A Soyuz/Fregat rocket lifted the second Galileo engineering test bed from the Baikonur cosmodrome in Kazakhstan on 27 April.
The European Space Agency’s second In-Orbit Validation Element satellite, Giove-B, is carrying what ESA describes as the most accurate atomic clock ever flown in space.
The Fregat upper stage performed a series of manoeuvres to reach a circular orbit at an altitude of about 23,200 km, inclined at 56 degrees, before seperating from the satellite.
The 500 kg satellite was built by a European industrial team led by Astrium GmbH, with Thales Alenia Space performing integration and testing in Rome.
Following on from the Giove-A mission, this latest satellite will continue the demonstration of critical technologies for the navigation payload of future operational Galileo satellites.

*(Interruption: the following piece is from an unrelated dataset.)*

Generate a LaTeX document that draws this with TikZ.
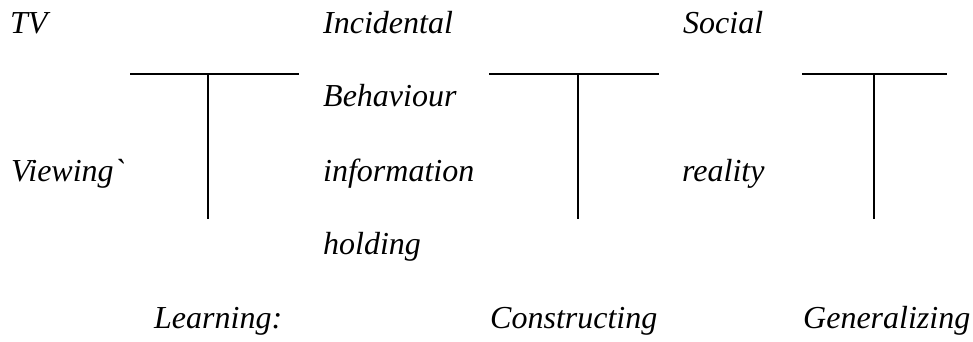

Like its predecessor, Giove-B carries two redundant small-size rubidium atomic clocks, each with a stability of 10 nanoseconds per day. It also features an even more accurate payload, a passive hydrogen maser, with a stability better than 1 nanosecond per day. Assuming the cosmological models most popular with astronomers, this clock will be in error by less than a second at the end of the universe.
Two of these will be used as primary clocks onboard operational Galileo satellites, with two rubidium clocks serving as backup.
The next step in the Galileo program will be the launch of four operational satellites by 2010 to validate the basic Galileo space and related ground segment. Once that is completed, the remaining satellites will be launched and deployed.
The Europeans expect to reach the full operational capability of 30 satellites by 2012-13.
Ambitious European plans to bring the Galileo satellite navigation system into operation by 2010 seem unlikely to succeed. Authorities in the EU bureaucracies are now offering 2013 as the earliest likely date.